- [What the task asks]: Copy all of the material word for word, except for the pictures.

- [Source material]:
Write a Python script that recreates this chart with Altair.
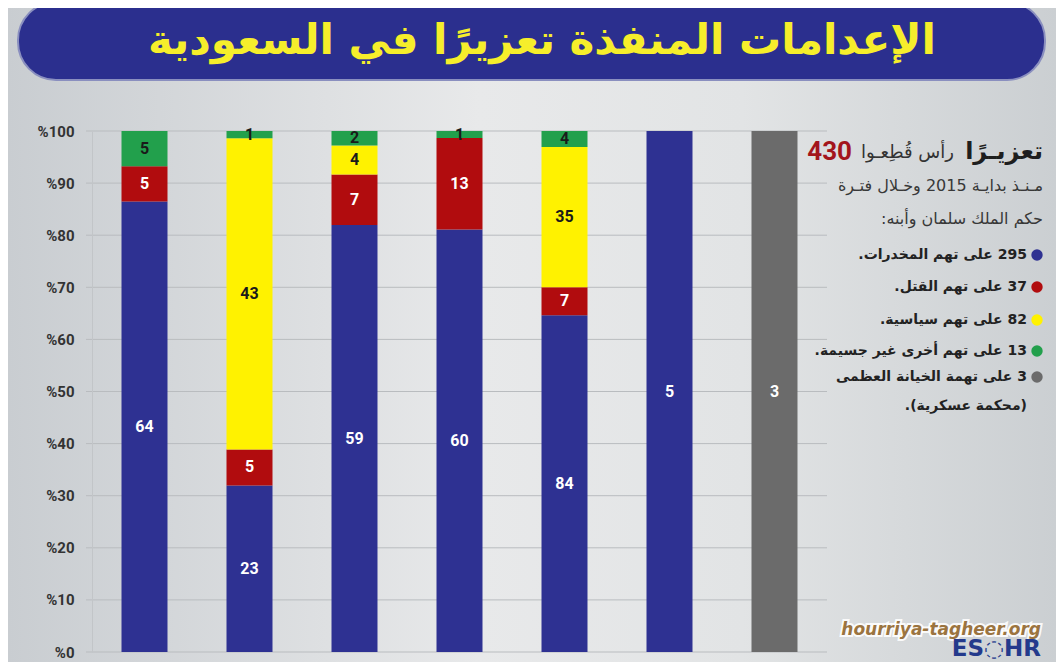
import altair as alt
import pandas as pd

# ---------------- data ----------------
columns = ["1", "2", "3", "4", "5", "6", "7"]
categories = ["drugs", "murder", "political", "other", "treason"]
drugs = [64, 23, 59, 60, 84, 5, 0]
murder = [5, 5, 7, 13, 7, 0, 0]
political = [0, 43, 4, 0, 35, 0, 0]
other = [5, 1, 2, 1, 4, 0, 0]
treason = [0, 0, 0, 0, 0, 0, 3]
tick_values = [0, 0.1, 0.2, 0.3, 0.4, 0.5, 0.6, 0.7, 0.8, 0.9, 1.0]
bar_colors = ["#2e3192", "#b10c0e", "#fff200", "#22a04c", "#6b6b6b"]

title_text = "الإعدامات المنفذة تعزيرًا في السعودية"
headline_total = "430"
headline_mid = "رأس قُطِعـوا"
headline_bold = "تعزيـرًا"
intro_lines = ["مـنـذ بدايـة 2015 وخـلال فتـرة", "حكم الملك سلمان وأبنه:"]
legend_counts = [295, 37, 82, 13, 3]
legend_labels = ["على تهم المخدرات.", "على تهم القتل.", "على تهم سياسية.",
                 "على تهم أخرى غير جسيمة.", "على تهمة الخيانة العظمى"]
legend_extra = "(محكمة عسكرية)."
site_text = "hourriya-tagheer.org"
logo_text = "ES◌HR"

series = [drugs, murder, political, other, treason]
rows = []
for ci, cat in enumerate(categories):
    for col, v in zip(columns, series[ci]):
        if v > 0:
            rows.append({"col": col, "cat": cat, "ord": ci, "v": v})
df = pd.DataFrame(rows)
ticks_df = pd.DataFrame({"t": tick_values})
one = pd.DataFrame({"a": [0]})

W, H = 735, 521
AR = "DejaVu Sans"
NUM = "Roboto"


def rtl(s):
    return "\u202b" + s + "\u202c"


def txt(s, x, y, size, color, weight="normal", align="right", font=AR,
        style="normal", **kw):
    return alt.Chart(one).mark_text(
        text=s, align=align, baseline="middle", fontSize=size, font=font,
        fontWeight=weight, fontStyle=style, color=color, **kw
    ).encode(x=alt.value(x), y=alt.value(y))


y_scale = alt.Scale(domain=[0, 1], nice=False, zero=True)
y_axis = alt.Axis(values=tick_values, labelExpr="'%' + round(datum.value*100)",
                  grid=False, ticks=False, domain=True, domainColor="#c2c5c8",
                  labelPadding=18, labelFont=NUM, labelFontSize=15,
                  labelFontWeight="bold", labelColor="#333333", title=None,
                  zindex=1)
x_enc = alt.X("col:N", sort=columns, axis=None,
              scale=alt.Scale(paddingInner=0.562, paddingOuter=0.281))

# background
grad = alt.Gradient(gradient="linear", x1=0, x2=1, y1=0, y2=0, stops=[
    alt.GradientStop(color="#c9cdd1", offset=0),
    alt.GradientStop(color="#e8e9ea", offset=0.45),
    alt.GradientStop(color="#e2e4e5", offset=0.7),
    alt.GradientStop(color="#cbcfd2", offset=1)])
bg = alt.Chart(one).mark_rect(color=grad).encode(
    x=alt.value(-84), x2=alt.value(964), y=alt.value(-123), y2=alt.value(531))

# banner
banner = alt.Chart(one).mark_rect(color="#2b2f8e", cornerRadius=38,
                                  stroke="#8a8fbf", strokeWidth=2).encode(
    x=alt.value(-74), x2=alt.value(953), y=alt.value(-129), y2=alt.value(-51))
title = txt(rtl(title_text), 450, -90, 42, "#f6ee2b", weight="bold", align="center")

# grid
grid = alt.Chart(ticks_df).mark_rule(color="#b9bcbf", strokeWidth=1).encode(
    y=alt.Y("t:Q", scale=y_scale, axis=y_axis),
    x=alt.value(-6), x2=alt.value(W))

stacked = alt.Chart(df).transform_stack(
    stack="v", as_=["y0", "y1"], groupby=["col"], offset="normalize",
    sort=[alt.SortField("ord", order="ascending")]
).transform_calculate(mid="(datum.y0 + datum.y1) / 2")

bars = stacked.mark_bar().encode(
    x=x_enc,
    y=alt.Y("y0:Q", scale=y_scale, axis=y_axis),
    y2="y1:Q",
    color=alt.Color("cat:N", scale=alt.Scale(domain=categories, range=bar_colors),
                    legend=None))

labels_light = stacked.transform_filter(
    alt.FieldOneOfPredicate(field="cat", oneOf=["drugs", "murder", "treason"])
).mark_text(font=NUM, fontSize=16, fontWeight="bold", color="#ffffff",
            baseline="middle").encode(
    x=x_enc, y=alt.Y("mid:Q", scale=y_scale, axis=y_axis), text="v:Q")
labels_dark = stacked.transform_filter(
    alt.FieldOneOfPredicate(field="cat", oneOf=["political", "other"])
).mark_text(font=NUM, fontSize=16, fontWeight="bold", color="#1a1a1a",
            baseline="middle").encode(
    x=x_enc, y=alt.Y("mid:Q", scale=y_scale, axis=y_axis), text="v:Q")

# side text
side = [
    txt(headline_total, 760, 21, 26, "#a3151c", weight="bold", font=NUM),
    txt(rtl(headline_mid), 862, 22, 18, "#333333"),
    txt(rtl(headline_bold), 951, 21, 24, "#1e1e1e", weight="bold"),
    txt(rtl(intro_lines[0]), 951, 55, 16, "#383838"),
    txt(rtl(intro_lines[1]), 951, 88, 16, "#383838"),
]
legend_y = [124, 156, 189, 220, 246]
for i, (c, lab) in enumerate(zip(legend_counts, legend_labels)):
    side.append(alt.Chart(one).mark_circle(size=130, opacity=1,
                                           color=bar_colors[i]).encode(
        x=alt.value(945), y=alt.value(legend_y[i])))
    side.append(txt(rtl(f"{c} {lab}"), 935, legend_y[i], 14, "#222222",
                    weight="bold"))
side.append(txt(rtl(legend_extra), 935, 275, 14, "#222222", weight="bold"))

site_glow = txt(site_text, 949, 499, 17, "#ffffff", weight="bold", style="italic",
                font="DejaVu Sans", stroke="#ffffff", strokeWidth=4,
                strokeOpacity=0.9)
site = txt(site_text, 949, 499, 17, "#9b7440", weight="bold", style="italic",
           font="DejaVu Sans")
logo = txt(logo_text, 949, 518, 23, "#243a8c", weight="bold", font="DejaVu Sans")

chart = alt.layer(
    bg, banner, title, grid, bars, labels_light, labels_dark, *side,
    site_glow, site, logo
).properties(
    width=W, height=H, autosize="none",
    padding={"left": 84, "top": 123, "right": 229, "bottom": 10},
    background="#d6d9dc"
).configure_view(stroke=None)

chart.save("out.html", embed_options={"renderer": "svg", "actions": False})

- [The result]:
Write a Python script that recreates this chart with Altair.
import altair as alt
import pandas as pd

# ---------------- data ----------------
columns = ["1", "2", "3", "4", "5", "6", "7"]
categories = ["drugs", "murder", "political", "other", "treason"]
drugs = [64, 23, 59, 60, 84, 5, 0]
murder = [5, 5, 7, 13, 7, 0, 0]
political = [0, 43, 4, 0, 35, 0, 0]
other = [5, 1, 2, 1, 4, 0, 0]
treason = [0, 0, 0, 0, 0, 0, 3]
tick_values = [0, 0.1, 0.2, 0.3, 0.4, 0.5, 0.6, 0.7, 0.8, 0.9, 1.0]
bar_colors = ["#2e3192", "#b10c0e", "#fff200", "#22a04c", "#6b6b6b"]

title_text = "الإعدامات المنفذة تعزيرًا في السعودية"
headline_total = "430"
headline_mid = "رأس قُطِعـوا"
headline_bold = "تعزيـرًا"
intro_lines = ["مـنـذ بدايـة 2015 وخـلال فتـرة", "حكم الملك سلمان وأبنه:"]
legend_counts = [295, 37, 82, 13, 3]
legend_labels = ["على تهم المخدرات.", "على تهم القتل.", "على تهم سياسية.",
                 "على تهم أخرى غير جسيمة.", "على تهمة الخيانة العظمى"]
legend_extra = "(محكمة عسكرية)."
site_text = "hourriya-tagheer.org"
logo_text = "ES◌HR"

series = [drugs, murder, political, other, treason]
rows = []
for ci, cat in enumerate(categories):
    for col, v in zip(columns, series[ci]):
        if v > 0:
            rows.append({"col": col, "cat": cat, "ord": ci, "v": v})
df = pd.DataFrame(rows)
ticks_df = pd.DataFrame({"t": tick_values})
one = pd.DataFrame({"a": [0]})

W, H = 735, 521
AR = "DejaVu Sans"
NUM = "Roboto"


def rtl(s):
    return "\u202b" + s + "\u202c"


def txt(s, x, y, size, color, weight="normal", align="right", font=AR,
        style="normal", **kw):
    return alt.Chart(one).mark_text(
        text=s, align=align, baseline="middle", fontSize=size, font=font,
        fontWeight=weight, fontStyle=style, color=color, **kw
    ).encode(x=alt.value(x), y=alt.value(y))


y_scale = alt.Scale(domain=[0, 1], nice=False, zero=True)
y_axis = alt.Axis(values=tick_values, labelExpr="'%' + round(datum.value*100)",
                  grid=False, ticks=False, domain=True, domainColor="#c2c5c8",
                  labelPadding=18, labelFont=NUM, labelFontSize=15,
                  labelFontWeight="bold", labelColor="#333333", title=None,
                  zindex=1)
x_enc = alt.X("col:N", sort=columns, axis=None,
              scale=alt.Scale(paddingInner=0.562, paddingOuter=0.281))

# background
grad = alt.Gradient(gradient="linear", x1=0, x2=1, y1=0, y2=0, stops=[
    alt.GradientStop(color="#c9cdd1", offset=0),
    alt.GradientStop(color="#e8e9ea", offset=0.45),
    alt.GradientStop(color="#e2e4e5", offset=0.7),
    alt.GradientStop(color="#cbcfd2", offset=1)])
bg = alt.Chart(one).mark_rect(color=grad).encode(
    x=alt.value(-84), x2=alt.value(964), y=alt.value(-123), y2=alt.value(531))

# banner
banner = alt.Chart(one).mark_rect(color="#2b2f8e", cornerRadius=38,
                                  stroke="#8a8fbf", strokeWidth=2).encode(
    x=alt.value(-74), x2=alt.value(953), y=alt.value(-129), y2=alt.value(-51))
title = txt(rtl(title_text), 450, -90, 42, "#f6ee2b", weight="bold", align="center")

# grid
grid = alt.Chart(ticks_df).mark_rule(color="#b9bcbf", strokeWidth=1).encode(
    y=alt.Y("t:Q", scale=y_scale, axis=y_axis),
    x=alt.value(-6), x2=alt.value(W))

stacked = alt.Chart(df).transform_stack(
    stack="v", as_=["y0", "y1"], groupby=["col"], offset="normalize",
    sort=[alt.SortField("ord", order="ascending")]
).transform_calculate(mid="(datum.y0 + datum.y1) / 2")

bars = stacked.mark_bar().encode(
    x=x_enc,
    y=alt.Y("y0:Q", scale=y_scale, axis=y_axis),
    y2="y1:Q",
    color=alt.Color("cat:N", scale=alt.Scale(domain=categories, range=bar_colors),
                    legend=None))

labels_light = stacked.transform_filter(
    alt.FieldOneOfPredicate(field="cat", oneOf=["drugs", "murder", "treason"])
).mark_text(font=NUM, fontSize=16, fontWeight="bold", color="#ffffff",
            baseline="middle").encode(
    x=x_enc, y=alt.Y("mid:Q", scale=y_scale, axis=y_axis), text="v:Q")
labels_dark = stacked.transform_filter(
    alt.FieldOneOfPredicate(field="cat", oneOf=["political", "other"])
).mark_text(font=NUM, fontSize=16, fontWeight="bold", color="#1a1a1a",
            baseline="middle").encode(
    x=x_enc, y=alt.Y("mid:Q", scale=y_scale, axis=y_axis), text="v:Q")

# side text
side = [
    txt(headline_total, 760, 21, 26, "#a3151c", weight="bold", font=NUM),
    txt(rtl(headline_mid), 862, 22, 18, "#333333"),
    txt(rtl(headline_bold), 951, 21, 24, "#1e1e1e", weight="bold"),
    txt(rtl(intro_lines[0]), 951, 55, 16, "#383838"),
    txt(rtl(intro_lines[1]), 951, 88, 16, "#383838"),
]
legend_y = [124, 156, 189, 220, 246]
for i, (c, lab) in enumerate(zip(legend_counts, legend_labels)):
    side.append(alt.Chart(one).mark_circle(size=130, opacity=1,
                                           color=bar_colors[i]).encode(
        x=alt.value(945), y=alt.value(legend_y[i])))
    side.append(txt(rtl(f"{c} {lab}"), 935, legend_y[i], 14, "#222222",
                    weight="bold"))
side.append(txt(rtl(legend_extra), 935, 275, 14, "#222222", weight="bold"))

site_glow = txt(site_text, 949, 499, 17, "#ffffff", weight="bold", style="italic",
                font="DejaVu Sans", stroke="#ffffff", strokeWidth=4,
                strokeOpacity=0.9)
site = txt(site_text, 949, 499, 17, "#9b7440", weight="bold", style="italic",
           font="DejaVu Sans")
logo = txt(logo_text, 949, 518, 23, "#243a8c", weight="bold", font="DejaVu Sans")

chart = alt.layer(
    bg, banner, title, grid, bars, labels_light, labels_dark, *side,
    site_glow, site, logo
).properties(
    width=W, height=H, autosize="none",
    padding={"left": 84, "top": 123, "right": 229, "bottom": 10},
    background="#d6d9dc"
).configure_view(stroke=None)

chart.save("out.html", embed_options={"renderer": "svg", "actions": False})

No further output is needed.